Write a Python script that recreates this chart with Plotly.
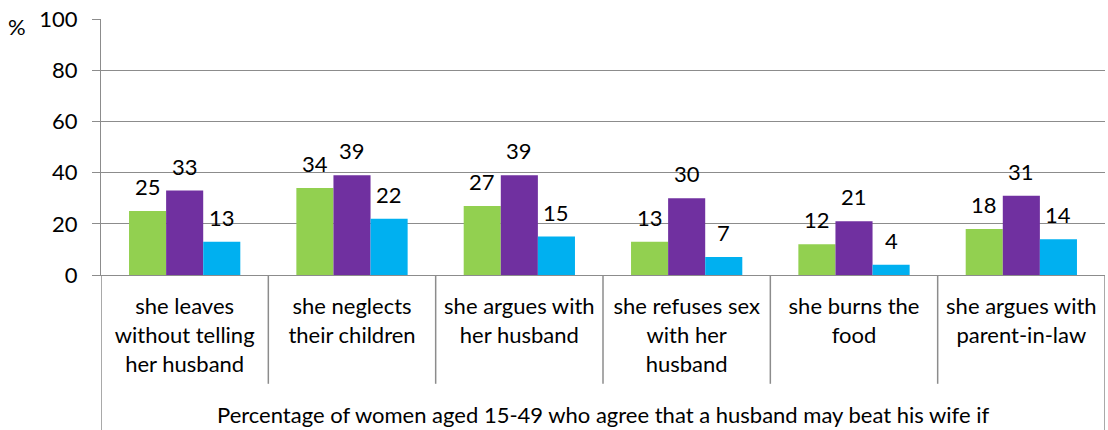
import plotly.graph_objects as go

# category labels (x axis) and the outer group label
categories = [
    "she leaves<br>without telling<br>her husband",
    "she neglects<br>their children",
    "she argues with<br>her husband",
    "she refuses sex<br>with her<br>husband",
    "she burns the<br>food",
    "she argues with<br>parent-in-law",
]
group_label = "Percentage of women aged 15-49 who agree that a husband may beat his wife if"

# three series
series_a = [25, 34, 27, 13, 12, 18]
series_b = [33, 39, 39, 30, 21, 31]
series_c = [13, 22, 15, 7, 4, 14]

y_ticks = [0, 20, 40, 60, 80, 100]

FONT = "Lato"
FS = 22
GRID = "#8c8c8c"
BARGAP = 0.335
x_idx = list(range(len(categories)))
all_series = [(series_a, "#92D050"), (series_b, "#7030A0"), (series_c, "#00B0F0")]

fig = go.Figure()
for vals, col in all_series:
    fig.add_trace(go.Bar(
        x=x_idx, y=vals, marker=dict(color=col, line=dict(width=0)),
        showlegend=False, hoverinfo="skip",
    ))

# value labels sit a little higher above the bars than plotly's own outside text
bar_w = (1 - BARGAP) / len(all_series)
for k, (vals, _) in enumerate(all_series):
    off = (k - (len(all_series) - 1) / 2) * bar_w
    for i, v in zip(x_idx, vals):
        fig.add_annotation(x=i + off, y=v, xref="x", yref="y", text=str(v),
                           showarrow=False, yanchor="bottom", yshift=9,
                           font=dict(family=FONT, size=FS, color="#000000"))

fig.update_layout(
    width=1108, height=430,
    margin=dict(l=101, r=3, t=19, b=155),
    paper_bgcolor="white", plot_bgcolor="white",
    barmode="group", bargap=BARGAP, bargroupgap=0,
    font=dict(family=FONT, size=FS, color="#000000"),
)

fig.update_yaxes(
    range=[0, 100], tickvals=y_ticks, showgrid=True, gridcolor=GRID, gridwidth=1,
    showline=True, linecolor=GRID, linewidth=1,
    ticks="outside", ticklen=8, tickcolor=GRID,
    ticklabelstandoff=10, tickfont=dict(family=FONT, size=FS),
    zeroline=False, automargin=False,
)
fig.update_xaxes(
    range=[-0.5, len(categories) - 0.5], tickvals=x_idx, ticktext=categories,
    showline=True, linecolor=GRID, linewidth=1, ticks="", showgrid=False,
    ticklabelstandoff=12, tickfont=dict(family=FONT, size=FS),
    tickangle=0, automargin=False,
)

# separators between category labels, and longer outer ones
for i in range(len(categories) + 1):
    outer = i in (0, len(categories))
    fig.add_shape(type="line", xref="x", yref="paper",
                  x0=i - 0.5, x1=i - 0.5, y0=0, y1=-0.62 if outer else -0.425,
                  line=dict(color=GRID, width=1.5))

fig.add_annotation(text=group_label, xref="paper", yref="paper", x=0.5, y=-0.545,
                   showarrow=False, font=dict(family=FONT, size=FS), yanchor="middle")
fig.add_annotation(text="%", xref="paper", yref="paper", x=-0.073, y=0.97,
                   showarrow=False, font=dict(family=FONT, size=FS), xanchor="right", yanchor="middle")

# drop the default page margin so the figure fills the window exactly
fig.write_html("out.html", config={"displayModeBar": False},
               post_script="document.body.style.margin='0';")
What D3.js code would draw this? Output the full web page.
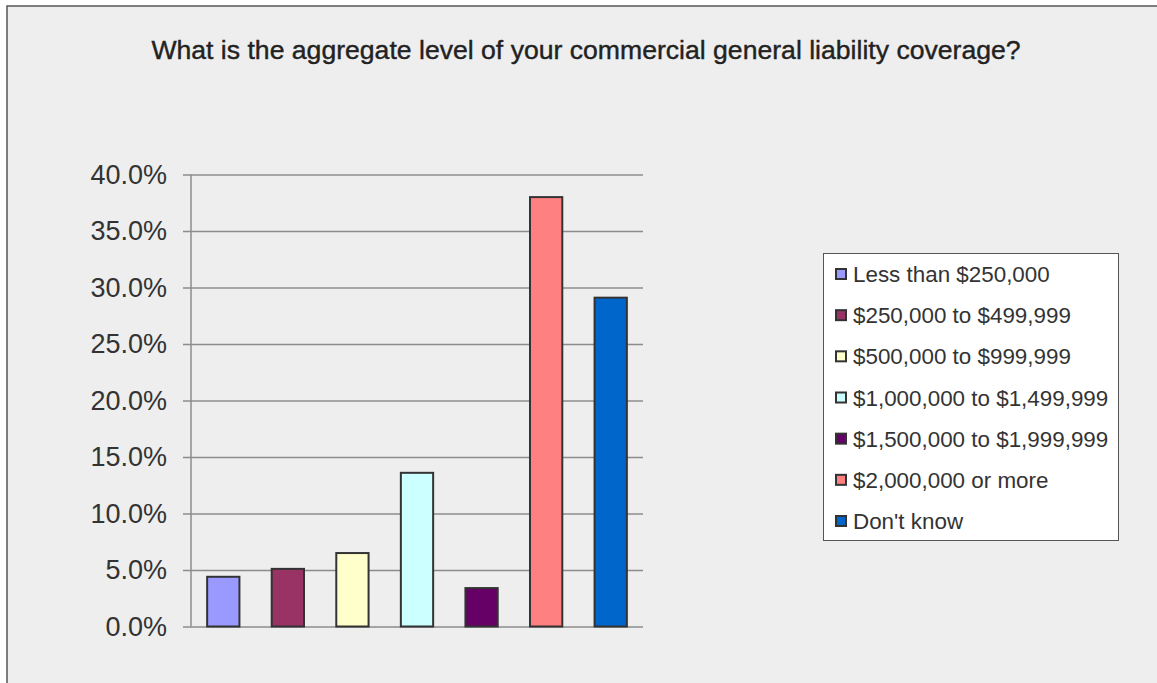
<!DOCTYPE html>
<html>
<head>
<meta charset="utf-8">
<script src="https://cdn.jsdelivr.net/npm/d3@7"></script>
<style>
  html, body { margin: 0; padding: 0; background: #ffffff; }
  svg { display: block; }
  text { font-family: "Liberation Sans", Arial, sans-serif; }
</style>
</head>
<body>
<svg id="chart" width="1157" height="683"></svg>
<script>
// Survey responses: aggregate CGL coverage level
const categories = [
  "Less than $250,000",
  "$250,000 to $499,999",
  "$500,000 to $999,999",
  "$1,000,000 to $1,499,999",
  "$1,500,000 to $1,999,999",
  "$2,000,000 or more",
  "Don't know"
];
const shares = [4.4, 5.1, 6.5, 13.6, 3.4, 38.0, 29.1];
const colors = ["#9999FF", "#993366", "#FFFFCC", "#CCFFFF", "#660066", "#FF8080", "#0066CC"];
const yTicks = [0, 5, 10, 15, 20, 25, 30, 35, 40];
const title = "What is the aggregate level of your commercial general liability coverage?";

const svg = d3.select("#chart");

// chart frame
svg.append("rect")
  .attr("x", 7).attr("y", 6)
  .attr("width", 1160).attr("height", 690)
  .attr("fill", "#eeeeee")
  .attr("stroke", "#555555").attr("stroke-width", 1.5);

svg.append("text")
  .attr("x", 586).attr("y", 59)
  .attr("text-anchor", "middle")
  .attr("font-size", 26.6)
  .attr("fill", "#222222")
  .attr("stroke", "#222222").attr("stroke-width", 0.4)
  .text(title);

const plot = { left: 191, right: 643, top: 174.5, bottom: 626.5 };

const x = d3.scaleBand()
  .domain(categories)
  .range([plot.left, plot.right])
  .paddingInner(0.5)
  .paddingOuter(0.25);

const y = d3.scaleLinear()
  .domain([0, 40])
  .range([plot.bottom, plot.top]);

// horizontal gridlines with tick stubs to the left of the axis
const yAxis = d3.axisLeft(y)
  .tickValues(yTicks)
  .tickFormat(d => d.toFixed(1) + "%")
  .tickSize(-(plot.right - plot.left))
  .tickSizeOuter(0)
  .tickPadding(24);

const gy = svg.append("g")
  .attr("transform", `translate(${plot.left},0)`)
  .call(yAxis);
gy.select(".domain").remove();
gy.selectAll(".tick line")
  .attr("x1", -8)
  .attr("stroke", "#8c8c8c")
  .attr("stroke-width", 1.5);
gy.selectAll(".tick text")
  .attr("font-size", 27)
  .attr("fill", "#333333")
  .attr("font-family", "Liberation Sans, Arial, sans-serif");

// vertical axis line
svg.append("line")
  .attr("x1", plot.left).attr("x2", plot.left)
  .attr("y1", plot.top).attr("y2", plot.bottom)
  .attr("stroke", "#8c8c8c").attr("stroke-width", 1.5);

// bars
svg.append("g").selectAll("rect")
  .data(categories)
  .join("rect")
  .attr("x", d => x(d))
  .attr("width", x.bandwidth())
  .attr("y", (d, i) => y(shares[i]))
  .attr("height", (d, i) => y(0) - y(shares[i]))
  .attr("fill", (d, i) => colors[i])
  .attr("stroke", "#333333")
  .attr("stroke-width", 2);

// legend
const legend = svg.append("g");
legend.append("rect")
  .attr("x", 823.5).attr("y", 253.5)
  .attr("width", 295).attr("height", 287)
  .attr("fill", "#ffffff")
  .attr("stroke", "#555555").attr("stroke-width", 1);

const legendRow = d3.scalePoint()
  .domain(categories)
  .range([274, 521]);

const items = legend.selectAll("g.item")
  .data(categories)
  .join("g")
  .attr("class", "item")
  .attr("transform", d => `translate(0,${legendRow(d)})`);

items.append("rect")
  .attr("x", 836).attr("y", -5)
  .attr("width", 10).attr("height", 10)
  .attr("fill", (d, i) => colors[i])
  .attr("stroke", "#333333").attr("stroke-width", 2);

items.append("text")
  .attr("x", 853).attr("y", 0)
  .attr("dy", "0.36em")
  .attr("font-size", 22.4)
  .attr("fill", "#333333")
  .text(d => d);
</script>
</body>
</html>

### Instructions to follow
Every record above must be given again exactly; drop the pictures.

### Exercise output
Write a Python script that recreates this chart with Plotly.
import plotly.graph_objects as go

# category labels (x axis) and the outer group label
categories = [
    "she leaves<br>without telling<br>her husband",
    "she neglects<br>their children",
    "she argues with<br>her husband",
    "she refuses sex<br>with her<br>husband",
    "she burns the<br>food",
    "she argues with<br>parent-in-law",
]
group_label = "Percentage of women aged 15-49 who agree that a husband may beat his wife if"

# three series
series_a = [25, 34, 27, 13, 12, 18]
series_b = [33, 39, 39, 30, 21, 31]
series_c = [13, 22, 15, 7, 4, 14]

y_ticks = [0, 20, 40, 60, 80, 100]

FONT = "Lato"
FS = 22
GRID = "#8c8c8c"
BARGAP = 0.335
x_idx = list(range(len(categories)))
all_series = [(series_a, "#92D050"), (series_b, "#7030A0"), (series_c, "#00B0F0")]

fig = go.Figure()
for vals, col in all_series:
    fig.add_trace(go.Bar(
        x=x_idx, y=vals, marker=dict(color=col, line=dict(width=0)),
        showlegend=False, hoverinfo="skip",
    ))

# value labels sit a little higher above the bars than plotly's own outside text
bar_w = (1 - BARGAP) / len(all_series)
for k, (vals, _) in enumerate(all_series):
    off = (k - (len(all_series) - 1) / 2) * bar_w
    for i, v in zip(x_idx, vals):
        fig.add_annotation(x=i + off, y=v, xref="x", yref="y", text=str(v),
                           showarrow=False, yanchor="bottom", yshift=9,
                           font=dict(family=FONT, size=FS, color="#000000"))

fig.update_layout(
    width=1108, height=430,
    margin=dict(l=101, r=3, t=19, b=155),
    paper_bgcolor="white", plot_bgcolor="white",
    barmode="group", bargap=BARGAP, bargroupgap=0,
    font=dict(family=FONT, size=FS, color="#000000"),
)

fig.update_yaxes(
    range=[0, 100], tickvals=y_ticks, showgrid=True, gridcolor=GRID, gridwidth=1,
    showline=True, linecolor=GRID, linewidth=1,
    ticks="outside", ticklen=8, tickcolor=GRID,
    ticklabelstandoff=10, tickfont=dict(family=FONT, size=FS),
    zeroline=False, automargin=False,
)
fig.update_xaxes(
    range=[-0.5, len(categories) - 0.5], tickvals=x_idx, ticktext=categories,
    showline=True, linecolor=GRID, linewidth=1, ticks="", showgrid=False,
    ticklabelstandoff=12, tickfont=dict(family=FONT, size=FS),
    tickangle=0, automargin=False,
)

# separators between category labels, and longer outer ones
for i in range(len(categories) + 1):
    outer = i in (0, len(categories))
    fig.add_shape(type="line", xref="x", yref="paper",
                  x0=i - 0.5, x1=i - 0.5, y0=0, y1=-0.62 if outer else -0.425,
                  line=dict(color=GRID, width=1.5))

fig.add_annotation(text=group_label, xref="paper", yref="paper", x=0.5, y=-0.545,
                   showarrow=False, font=dict(family=FONT, size=FS), yanchor="middle")
fig.add_annotation(text="%", xref="paper", yref="paper", x=-0.073, y=0.97,
                   showarrow=False, font=dict(family=FONT, size=FS), xanchor="right", yanchor="middle")

# drop the default page margin so the figure fills the window exactly
fig.write_html("out.html", config={"displayModeBar": False},
               post_script="document.body.style.margin='0';")
What D3.js code would draw this? Output the full web page.
<!DOCTYPE html>
<html>
<head>
<meta charset="utf-8">
<script src="https://cdn.jsdelivr.net/npm/d3@7"></script>
<style>
  html, body { margin: 0; padding: 0; background: #ffffff; }
  svg { display: block; }
  text { font-family: "Liberation Sans", Arial, sans-serif; }
</style>
</head>
<body>
<svg id="chart" width="1157" height="683"></svg>
<script>
// Survey responses: aggregate CGL coverage level
const categories = [
  "Less than $250,000",
  "$250,000 to $499,999",
  "$500,000 to $999,999",
  "$1,000,000 to $1,499,999",
  "$1,500,000 to $1,999,999",
  "$2,000,000 or more",
  "Don't know"
];
const shares = [4.4, 5.1, 6.5, 13.6, 3.4, 38.0, 29.1];
const colors = ["#9999FF", "#993366", "#FFFFCC", "#CCFFFF", "#660066", "#FF8080", "#0066CC"];
const yTicks = [0, 5, 10, 15, 20, 25, 30, 35, 40];
const title = "What is the aggregate level of your commercial general liability coverage?";

const svg = d3.select("#chart");

// chart frame
svg.append("rect")
  .attr("x", 7).attr("y", 6)
  .attr("width", 1160).attr("height", 690)
  .attr("fill", "#eeeeee")
  .attr("stroke", "#555555").attr("stroke-width", 1.5);

svg.append("text")
  .attr("x", 586).attr("y", 59)
  .attr("text-anchor", "middle")
  .attr("font-size", 26.6)
  .attr("fill", "#222222")
  .attr("stroke", "#222222").attr("stroke-width", 0.4)
  .text(title);

const plot = { left: 191, right: 643, top: 174.5, bottom: 626.5 };

const x = d3.scaleBand()
  .domain(categories)
  .range([plot.left, plot.right])
  .paddingInner(0.5)
  .paddingOuter(0.25);

const y = d3.scaleLinear()
  .domain([0, 40])
  .range([plot.bottom, plot.top]);

// horizontal gridlines with tick stubs to the left of the axis
const yAxis = d3.axisLeft(y)
  .tickValues(yTicks)
  .tickFormat(d => d.toFixed(1) + "%")
  .tickSize(-(plot.right - plot.left))
  .tickSizeOuter(0)
  .tickPadding(24);

const gy = svg.append("g")
  .attr("transform", `translate(${plot.left},0)`)
  .call(yAxis);
gy.select(".domain").remove();
gy.selectAll(".tick line")
  .attr("x1", -8)
  .attr("stroke", "#8c8c8c")
  .attr("stroke-width", 1.5);
gy.selectAll(".tick text")
  .attr("font-size", 27)
  .attr("fill", "#333333")
  .attr("font-family", "Liberation Sans, Arial, sans-serif");

// vertical axis line
svg.append("line")
  .attr("x1", plot.left).attr("x2", plot.left)
  .attr("y1", plot.top).attr("y2", plot.bottom)
  .attr("stroke", "#8c8c8c").attr("stroke-width", 1.5);

// bars
svg.append("g").selectAll("rect")
  .data(categories)
  .join("rect")
  .attr("x", d => x(d))
  .attr("width", x.bandwidth())
  .attr("y", (d, i) => y(shares[i]))
  .attr("height", (d, i) => y(0) - y(shares[i]))
  .attr("fill", (d, i) => colors[i])
  .attr("stroke", "#333333")
  .attr("stroke-width", 2);

// legend
const legend = svg.append("g");
legend.append("rect")
  .attr("x", 823.5).attr("y", 253.5)
  .attr("width", 295).attr("height", 287)
  .attr("fill", "#ffffff")
  .attr("stroke", "#555555").attr("stroke-width", 1);

const legendRow = d3.scalePoint()
  .domain(categories)
  .range([274, 521]);

const items = legend.selectAll("g.item")
  .data(categories)
  .join("g")
  .attr("class", "item")
  .attr("transform", d => `translate(0,${legendRow(d)})`);

items.append("rect")
  .attr("x", 836).attr("y", -5)
  .attr("width", 10).attr("height", 10)
  .attr("fill", (d, i) => colors[i])
  .attr("stroke", "#333333").attr("stroke-width", 2);

items.append("text")
  .attr("x", 853).attr("y", 0)
  .attr("dy", "0.36em")
  .attr("font-size", 22.4)
  .attr("fill", "#333333")
  .text(d => d);
</script>
</body>
</html>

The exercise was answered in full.